• _Required work_: Wherever the string "this" appears, copy the whole line.

• _Input data_:
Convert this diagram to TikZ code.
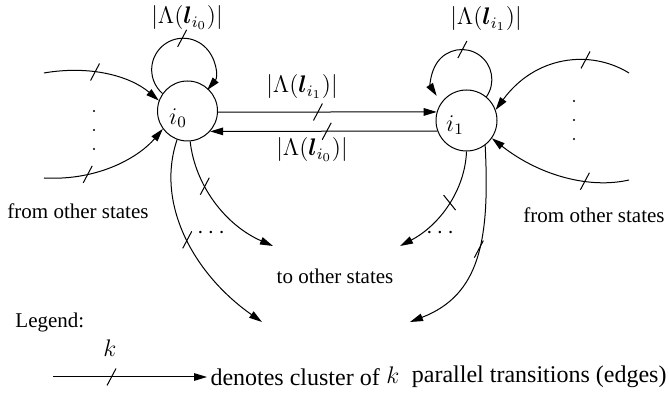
\documentclass[tikz,border=0pt]{standalone}
\usepackage[no-math]{fontspec}
\setmainfont{Liberation Serif}
\usepackage{bm}
\usetikzlibrary{arrows.meta,decorations.markings}
\begin{document}
\begin{tikzpicture}[x=0.5pt,y=0.5pt,line width=0.5pt,
  arr/.style={-{Triangle[length=6.5pt,width=3.8pt]}},
  kmark/.style={postaction={decorate,decoration={markings,mark=at position #1 with {\pgftransformresetnontranslations\draw[-] (-4.5,-8.5) -- (4.5,8.5);}}}},
  kmarkb/.style={postaction={decorate,decoration={markings,mark=at position #1 with {\pgftransformresetnontranslations\draw[-] (-6,7.5) -- (6,-7.5);}}}},
  state/.style={circle,draw,minimum size=30pt,inner sep=0pt},
  txt/.style={font=\fontsize{10.5}{12.6}\selectfont,inner sep=0pt},
  legtxt/.style={font=\fontsize{12}{14.4}\selectfont,inner sep=0pt},
  mth/.style={font=\fontsize{12}{14}\selectfont,inner sep=0pt}]
\useasboundingbox (0,0) rectangle (669,411);
% states
\node[state] (i0) at (187.5,300) {};
\node[mth] (i0l) at (178,293) {$i_0$};
\node[state,minimum size=30.5pt] (i1) at (466.5,290.5) {};
\node[mth] (i1l) at (455,286) {$i_1$};
% self loops
\draw[arr,kmark=0.51] (i0.145) arc[start angle=229,end angle=-40,radius=31.5];
\draw[arr,kmark=0.5] (i1.50) arc[start angle=-35,end angle=213,radius=30];
\node[mth] (l0) at (187,393) {$|\Lambda(\bm{l}_{i_0})|$};
\node[mth] (l1) at (486,392) {$|\Lambda(\bm{l}_{i_1})|$};
% between states
\draw[arr,kmark=0.457] (i0.-2) -- (i1.164);
\draw[arr,kmark=0.487] (i1.200) -- (i0.-42);
\node[mth] (lu) at (302,324) {$|\Lambda(\bm{l}_{i_1})|$};
\node[mth] (ld) at (312,261) {$|\Lambda(\bm{l}_{i_0})|$};
% incoming from other states (left)
\coordinate (inlu) at (44,338);
\coordinate (inll) at (44,233);
\draw[arr,kmark=0.42] (inlu) .. controls (90,346) and (130,335) .. (i0.160);
\draw[arr,kmark=0.33] (inll) .. controls (100,230) and (140,255) .. (i0.216);
\fill (94,300) circle (1.1) (94,281) circle (1.1) (94,262) circle (1.1);
% incoming from other states (right)
\coordinate (inru) at (629,338);
\coordinate (inrl) at (629,231);
\draw[arr,kmark=0.3] (inru) .. controls (590,362) and (535,355) .. (i1.20);
\draw[arr,kmark=0.3] (inrl) .. controls (590,222) and (540,235) .. (i1.-35);
\fill (574,310) circle (1.1) (574,291) circle (1.1) (574,272) circle (1.1);
\node[txt] (fromL) at (78,200) {from other states};
\node[txt] (fromR) at (594,196) {from other states};
% outgoing to other states
\coordinate (oa) at (262,89);
\coordinate (ob) at (273,165);
\coordinate (oc) at (400,165);
\coordinate (od) at (410,89);
\draw[arr,kmark=0.48] (i0.250) .. controls (155,206) and (195,136) .. (oa);
\draw[arr,kmark=0.34] (i0.275) .. controls (195,226) and (225,186) .. (ob);
\draw[arr,kmarkb=0.45] (i1.270) .. controls (465,221) and (440,186) .. (oc);
\draw[arr,kmark=0.5] (i1.307) .. controls (490,171) and (480,116) .. (od);
\node[mth] (dl) at (211,178) {$\cdots$};
\node[mth] (dr) at (440,178) {$\cdots$};
\node[txt] (to) at (335,135) {to other states};
% legend
\node[txt,anchor=west] (leg) at (15,89) {Legend:};
\coordinate (la) at (53,34);
\coordinate (lb) at (207,34);
\draw[arr,kmark=0.38] (la) -- (lb);
\node[mth] (lk) at (110,63) {$k$};
\node[legtxt,anchor=west] (lt1) at (210,34) {denotes cluster of};
\node[mth] (lt2) at (393,36) {$k$};
\node[legtxt,anchor=east] (lt3) at (667,34) {parallel transitions (edges)};
\end{tikzpicture}
\end{document}
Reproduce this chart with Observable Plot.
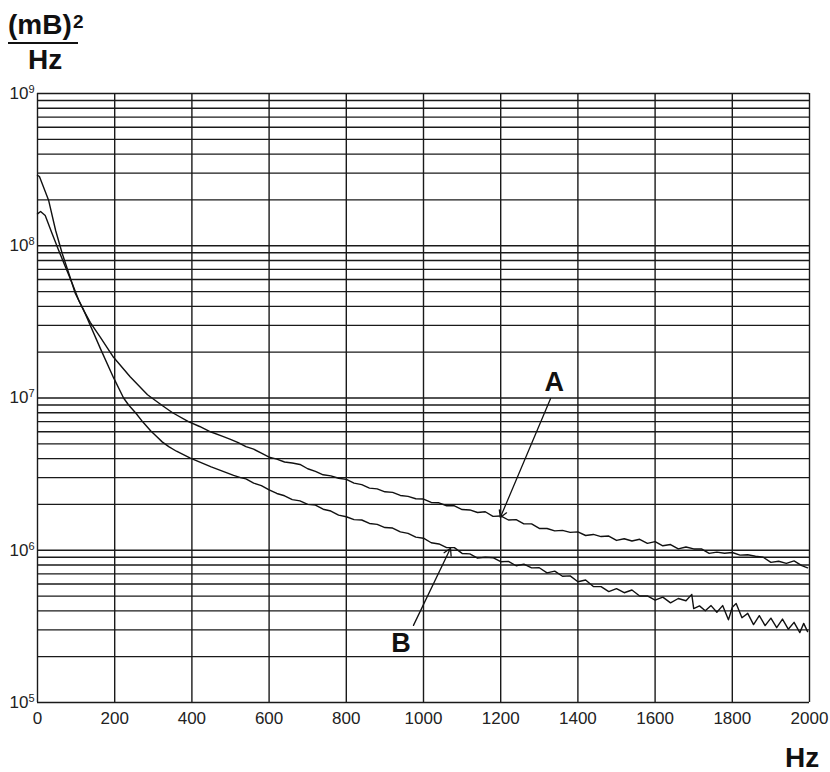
<!DOCTYPE html>
<html><head><meta charset="utf-8">
<script src="https://cdn.jsdelivr.net/npm/d3@7"></script>
<script src="https://cdn.jsdelivr.net/npm/@observablehq/plot@0.6"></script>
<style>
body{margin:0;background:#fff;font-family:"Liberation Sans",Arial,Helvetica,sans-serif;}
#wrap{position:relative;width:830px;height:772px;}
.lbl{position:absolute;font-weight:bold;color:#111;line-height:1;white-space:nowrap;}
</style></head><body><div id="wrap"></div>
<script>
// Curve A (Hz, (mB)^2/Hz)
const freqA = [0,8,20,38,55,73,90,107,120,137,163,197,240,285,324,350,391,420,448,480,500,
520,540,560,580,600,620,640,660,680,700,720,740,760,780,800,820,840,860,880,900,920,940,960,980,1000,
1020,1040,1060,1080,1100,1120,1140,1160,1180,1200,1220,1240,1260,1280,1300,1320,1340,1360,1380,1400,
1420,1440,1460,1480,1500,1520,1540,1560,1580,1600,1620,1640,1660,1680,1700,1720,1740,1760,1780,1800,
1820,1840,1860,1880,1900,1920,1940,1960,1980,1995];
const valueA = [1.62e8,1.68e8,1.58e8,1.20e8,9.3e7,7.2e7,5.65e7,4.37e7,3.75e7,3.13e7,2.50e7,1.85e7,1.38e7,1.05e7,8.9e6,8.0e6,7.0e6,6.5e6,6.0e6,5.6e6,5.35e6,
5.09e6,4.79e6,4.61e6,4.34e6,4.09e6,3.97e6,3.80e6,3.74e6,3.66e6,3.43e6,3.30e6,3.13e6,3.08e6,2.97e6,2.92e6,2.76e6,2.70e6,2.56e6,2.53e6,2.42e6,2.40e6,2.29e6,2.26e6,2.18e6,2.17e6,
2.06e6,2.05e6,1.96e6,1.96e6,1.85e6,1.84e6,1.77e6,1.79e6,1.67e6,1.68e6,1.58e6,1.59e6,1.49e6,1.49e6,1.39e6,1.39e6,1.34e6,1.35e6,1.31e6,1.32e6,
1.25e6,1.27e6,1.23e6,1.24e6,1.16e6,1.19e6,1.15e6,1.18e6,1.11e6,1.14e6,1.07e6,1.09e6,1.02e6,1.05e6,1.02e6,1.02e6,9.53e5,9.72e5,9.55e5,9.66e5,
9.29e5,9.35e5,9.14e5,8.99e5,8.32e5,8.47e5,8.20e5,8.51e5,7.93e5,7.67e5];

// Curve B
const freqB = [0,5,29,47,64,81,98,120,163,197,223,236,254,272,293,308,323,340,360,396,450,508,526,
540,560,580,600,620,640,660,680,700,720,740,760,780,800,820,840,860,880,900,920,940,960,980,1000,
1020,1040,1060,1080,1100,1120,1140,1160,1180,1200,1220,1240,1260,1280,1300,1320,1340,1360,1380,1400,
1420,1440,1460,1480,1500,1520,1540,1560,1580,1600,1620,1640,1660,1680,1695,1700,1715,1730,1745,1760,1775,1790,1800,1810,
1825,1840,1855,1870,1885,1900,1915,1930,1945,1960,1975,1985,1995];
const valueB = [2.9e8,2.85e8,1.98e8,1.26e8,8.9e7,6.6e7,4.86e7,3.76e7,2.11e7,1.36e7,1.0e7,9.0e6,8.0e6,7.0e6,6.1e6,5.6e6,5.15e6,4.79e6,4.47e6,4.03e6,3.53e6,3.1e6,3.0e6,
2.94e6,2.76e6,2.66e6,2.49e6,2.36e6,2.28e6,2.15e6,2.11e6,2.00e6,1.98e6,1.86e6,1.81e6,1.70e6,1.66e6,1.59e6,1.58e6,1.50e6,1.48e6,1.41e6,1.40e6,1.32e6,1.29e6,1.22e6,1.20e6,
1.12e6,1.10e6,1.04e6,1.04e6,9.53e5,9.46e5,8.87e5,8.99e5,8.93e5,8.41e5,8.45e5,7.91e5,8.11e5,7.66e5,7.67e5,7.10e5,7.29e5,6.75e5,6.79e5,6.21e5,
6.38e5,5.78e5,5.77e5,5.35e5,5.60e5,5.26e5,5.48e5,5.01e5,5.01e5,4.70e5,4.92e5,4.51e5,4.82e5,4.66e5,5.13e5,4.14e5,4.31e5,4.01e5,4.33e5,3.92e5,4.33e5,3.49e5,4.22e5,4.47e5,
3.60e5,3.85e5,3.25e5,3.72e5,3.20e5,3.58e5,3.10e5,3.53e5,3.03e5,3.36e5,2.88e5,3.31e5,2.92e5];

const xTicks = [0,200,400,600,800,1000,1200,1400,1600,1800,2000];
const yTicks = [1e5,1e6,1e7,1e8,1e9];
const decades = [1e5,1e6,1e7,1e8];
const multipliers = [1,2,3,4,5,6,7,8,9];
const yGrid = decades.flatMap(d => multipliers.map(m => m * d)).concat([1e9]);

// annotations: label text, label position, arrow start and tip (data units)
const labels = [
  {text: "A", x: 1339, y: 1.26e7, x1: 1329, y1: 9.9e6, x2: 1199, y2: 1.64e6},
  {text: "B", x: 942, y: 2.44e5, x1: 974, y1: 3.21e5, x2: 1070, y2: 1.03e6}
];

const seriesA = freqA.map((f, i) => ({f, v: valueA[i]}));
const seriesB = freqB.map((f, i) => ({f, v: valueB[i]}));

const ink = "#1a1a1a";
const chart = Plot.plot({
  width: 830,
  height: 772,
  marginLeft: 37,
  marginRight: 21,
  marginTop: 93,
  marginBottom: 70,
  style: {fontFamily: '"Liberation Sans", Arial, Helvetica, sans-serif', fontSize: "17px", color: "#222", background: "#fff"},
  x: {domain: [0, 2000], ticks: xTicks, tickSize: 0, tickPadding: 9, label: null, tickFormat: d => String(d)},
  y: {type: "log", domain: [1e5, 1e9], ticks: yTicks, tickSize: 0, tickPadding: 3, label: null,
      tickFormat: d => "10^" + Math.round(Math.log10(d))},
  marks: [
    Plot.ruleY(yGrid, {stroke: ink, strokeWidth: 1.4}),
    Plot.ruleX(xTicks, {stroke: ink, strokeWidth: 1.4}),
    Plot.line(seriesA, {x: "f", y: "v", stroke: "#111", strokeWidth: 1.4}),
    Plot.line(seriesB, {x: "f", y: "v", stroke: "#111", strokeWidth: 1.4}),
    Plot.arrow(labels, {x1: "x1", y1: "y1", x2: "x2", y2: "y2", stroke: "#111", strokeWidth: 1.3, headLength: 9, inset: 0}),
    Plot.text(labels, {x: "x", y: "y", text: "text", fontSize: 27, fontWeight: "bold", fill: "#111"})
  ]
});
// superscript exponents on the y tick labels
d3.select(chart).selectAll('g[aria-label="y-axis tick label"] text').each(function() {
  const t = d3.select(this);
  const parts = t.text().split("^");
  t.text(parts[0]).style("font-size", "17px");
  t.append("tspan").attr("dy", "-0.55em").style("font-size", "11px").text(parts[1]);
});
const wrap = document.getElementById("wrap");
wrap.appendChild(chart);

function addLabel(html, left, top, size) {
  const d = document.createElement("div");
  d.className = "lbl";
  d.style.left = left + "px";
  d.style.top = top + "px";
  d.style.fontSize = size + "px";
  d.innerHTML = html;
  wrap.appendChild(d);
}
addLabel("(mB)", 8, 11, 28);
addLabel("2", 73, 11.5, 19);
const bar = document.createElement("div");
bar.style.cssText = "position:absolute;left:8px;top:42px;width:70px;height:2px;background:#111;";
wrap.appendChild(bar);
addLabel("Hz", 28, 46, 28);
addLabel("Hz", 785, 744, 28);
</script>
</body></html>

• _Correct answer_:
Convert this diagram to TikZ code.
Reproduce this chart with Observable Plot.
  const t = d3.select(this);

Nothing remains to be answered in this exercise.